Les États peuvent également mettre en place des dispositifs pour assurer la transparence du marché foncier agricole. La mise en publicité systématique des ventes est notamment fréquente à l’est de l’Europe. En France, en Italie ou aux Pays-Bas, les prix des terres agricoles sont publiés régulièrement. En parallèle, des mesures existent pour contrôler les prix de vente du foncier. On distingue deux types d’intervention : une régulation des tarifs excessifs (refus de l’autorisation de vente pour des opérations évaluées à plus de 50 % de la valeur comparable du bien dans certains Länder allemands, par exemple), ou la mise en place d’un prix maximum de vente, en Hongrie notamment.

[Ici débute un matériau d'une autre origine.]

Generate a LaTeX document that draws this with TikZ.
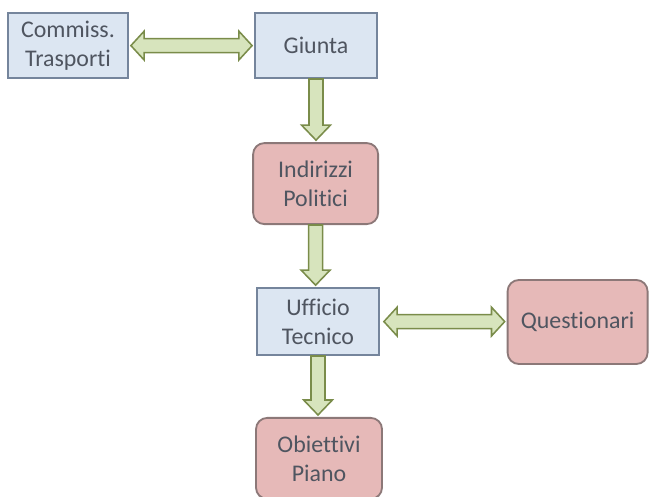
\documentclass[tikz,border=0pt]{standalone}
\usepackage{fontspec}
\setmainfont{Carlito}[Ligatures={NoCommon}]
\usetikzlibrary{calc}
\definecolor{bluefill}{HTML}{DCE6F2}
\definecolor{blueline}{HTML}{75859C}
\definecolor{redfill}{HTML}{E6B9B8}
\definecolor{redline}{HTML}{8C7878}
\definecolor{arrowfill}{HTML}{D7E4BD}
\definecolor{arrowline}{HTML}{7A8C4A}
\definecolor{textgrey}{HTML}{4F5560}
\tikzset{
    box/.style={draw, align=center, font=\fontsize{17}{20.5}\selectfont,
        text=textgrey, line width=1.3pt, inner sep=2pt},
    office/.style={box, fill=bluefill, draw=blueline},
    outcome/.style={box, rounded corners=8pt, fill=redfill, draw=redline},
    downlink/.style={draw=arrowline, fill=arrowfill, line width=1.1pt, line join=miter,
        to path={let \p1=(\tikztostart), \p2=(\tikztotarget) in
            (\x1-0.175cm,\y1) -- (\x1-0.175cm,\y2+0.375cm) -- (\x1-0.36cm,\y2+0.375cm)
            -- (\x1,\y2) -- (\x1+0.36cm,\y2+0.375cm) -- (\x1+0.175cm,\y2+0.375cm)
            -- (\x1+0.175cm,\y1) -- cycle}},
    bothlink/.style={draw=arrowline, fill=arrowfill, line width=1.1pt, line join=miter,
        to path={let \p1=(\tikztostart), \p2=(\tikztotarget) in
            (\x1,\y1) -- (\x1+0.33cm,\y1+0.36cm) -- (\x1+0.33cm,\y1+0.175cm)
            -- (\x2-0.33cm,\y1+0.175cm) -- (\x2-0.33cm,\y1+0.36cm) -- (\x2,\y1)
            -- (\x2-0.33cm,\y1-0.36cm) -- (\x2-0.33cm,\y1-0.175cm)
            -- (\x1+0.33cm,\y1-0.175cm) -- (\x1+0.33cm,\y1-0.36cm) -- cycle}}
}

\begin{document}
\begin{tikzpicture}
    \useasboundingbox (0,0) rectangle (16.225,-12.425);
    \node[office, minimum width=3.0cm, minimum height=1.625cm] (comm) at (1.70,-1.14) {Commiss.\\Trasporti};
    \node[office, minimum width=3.05cm, minimum height=1.625cm] (giunta) at (7.90,-1.14) {Giunta};
    \node[outcome, minimum width=3.125cm, minimum height=2.025cm] (indir) at (7.89,-4.59) {Indirizzi\\Politici};
    \node[office, minimum width=3.05cm, minimum height=1.675cm] (ufficio) at (7.95,-8.04) {Ufficio\\Tecnico};
    \node[outcome, minimum width=3.5cm, minimum height=2.1cm] (quest) at (14.44,-8.05) {Questionari};
    \node[outcome, minimum width=3.15cm, minimum height=2.025cm] (obiet) at (7.975,-11.46) {Obiettivi\\Piano};
    % two-way links
    \draw[bothlink] ($(comm.east)+(0.05,0)$) to ($(giunta.west)+(-0.05,0)$);
    \draw[bothlink] ($(ufficio.east)+(0.1,0)$) to ($(quest.west)+(-0.05,0)$);
    \draw[downlink] (giunta.south) to ($(indir.north)+(0,0.05)$);
    \draw[downlink] (indir.south) to ($(ufficio.north)+(0,0.05)$);
    \draw[downlink] (ufficio.south) to ($(obiet.north)+(0,0.05)$);
\end{tikzpicture}
\end{document}
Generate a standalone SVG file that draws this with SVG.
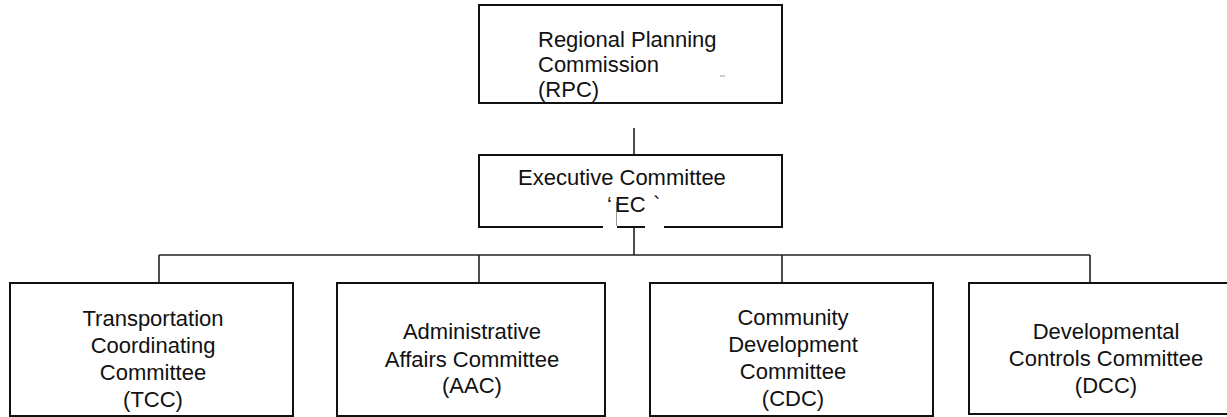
<svg xmlns="http://www.w3.org/2000/svg" width="1227" height="417" viewBox="0 0 1227 417">
<style>
.box{fill:#fff;stroke:#111;stroke-width:2}
.edge{fill:none;stroke:#222;stroke-width:1.6}
.t{font-family:"Liberation Sans",Arial,sans-serif;font-size:22px;fill:#111}
.c{text-anchor:middle}
</style>
<rect width="1227" height="417" fill="#fff"/>
<g id="connectors">
<line class="edge" x1="634" y1="128" x2="634" y2="155"/>
<line class="edge" x1="634" y1="226" x2="634" y2="255"/>
<line class="edge" x1="159" y1="255" x2="1090" y2="255"/>
<line class="edge" x1="159" y1="255" x2="159" y2="283"/>
<line class="edge" x1="479" y1="255" x2="479" y2="283"/>
<line class="edge" x1="782" y1="255" x2="782" y2="283"/>
<line class="edge" x1="1090" y1="255" x2="1090" y2="283"/>
</g>
<g id="rpc">
<rect class="box" x="479" y="5" width="303" height="98"/>
<text class="t" x="538" y="47">Regional Planning</text>
<text class="t" x="538" y="72">Commission</text>
<text class="t" x="538" y="97">(RPC)</text>
<line x1="720" y1="76" x2="725" y2="76" stroke="#999" stroke-width="1"/>
</g>
<g id="ec">
<path class="box" d="M603 227 H479 V155 H782 V227 H664"/>
<line x1="617" y1="227" x2="645" y2="227" stroke="#111" stroke-width="2"/>
<line x1="616.5" y1="202" x2="616.5" y2="226" stroke="#999" stroke-width="1"/>
<text class="t" x="518" y="185">Executive Committee</text>
<text class="t" y="212"><tspan x="607">‘</tspan><tspan x="615">EC</tspan><tspan x="653">`</tspan></text>
</g>
<g id="tcc">
<rect class="box" x="10" y="283" width="283" height="133"/>
<text class="t c" x="153" y="326">Transportation</text>
<text class="t c" x="153" y="353">Coordinating</text>
<text class="t c" x="153" y="380">Committee</text>
<text class="t c" x="153" y="407">(TCC)</text>
</g>
<g id="aac">
<rect class="box" x="337" y="283" width="268" height="133"/>
<text class="t c" x="472" y="339">Administrative</text>
<text class="t c" x="472" y="367">Affairs Committee</text>
<text class="t c" x="472" y="393">(AAC)</text>
</g>
<g id="cdc">
<rect class="box" x="650" y="283" width="283" height="133"/>
<text class="t c" x="793" y="325">Community</text>
<text class="t c" x="793" y="352">Development</text>
<text class="t c" x="793" y="379">Committee</text>
<text class="t c" x="793" y="406">(CDC)</text>
</g>
<g id="dcc">
<rect class="box" x="969" y="283" width="276" height="131"/>
<text class="t c" x="1106" y="339">Developmental</text>
<text class="t c" x="1106" y="366">Controls Committee</text>
<text class="t c" x="1106" y="393">(DCC)</text>
</g>
</svg>
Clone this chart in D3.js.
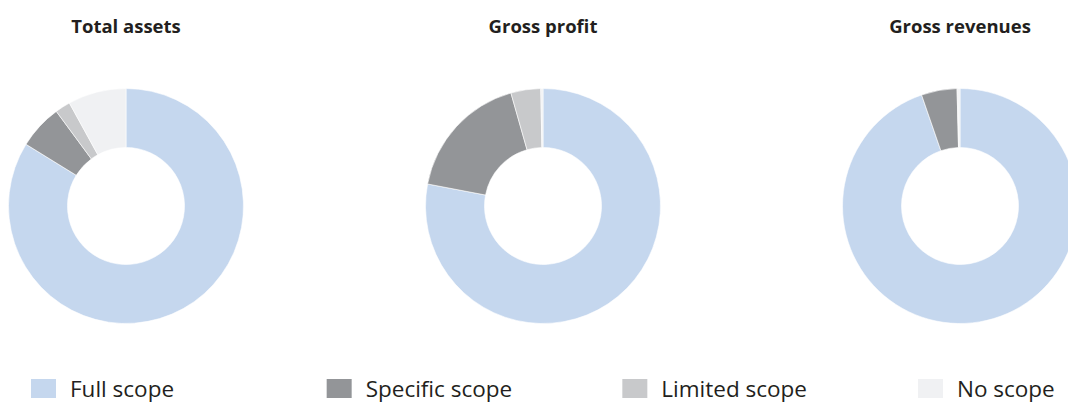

Par ailleurs, certains pays ont mis en place des restrictions sur les acquéreurs, afin de contrôler l’achat de foncier agricole : obligation de détenir une capacité ou une expérience agricole, restrictions sur le statut juridique des acquéreurs… Le contrôle du marché sociétaire reste en revanche peu régulé, même si la France, avec la loi Sempastous, ou la Hongrie qui interdit les achats par des personnes morales, ont travaillé en ce sens.

Certains pays essayent également de contrôler l’orientation du foncier agricole et ont instauré des dispositions réglementaires pour contenir la taille des fermes, avec une taille maximale en Hongrie par exemple, ou une propriété foncière limitée à 2 000 ha en Lettonie. Le morcellement du foncier est aussi un sujet qui fait l’objet de dispositifs spécifiques : droit de préemption au bénéfice de l’exploitant limitrophe dans de nombreux pays, interdiction sous conditions de la vente de surfaces trop petites (Allemagne, Espagne, Bulgarie, Slovaquie).

Si elle ne légifère pas, la Commission européenne peut en revanche travailler à une « harmonisation des méthodes », en favorisant la coordination entre États membres, explique Sophie Helaine. Et un projet pilote d’observatoire foncier européen va également être lancé cette année, ajoute-t-elle.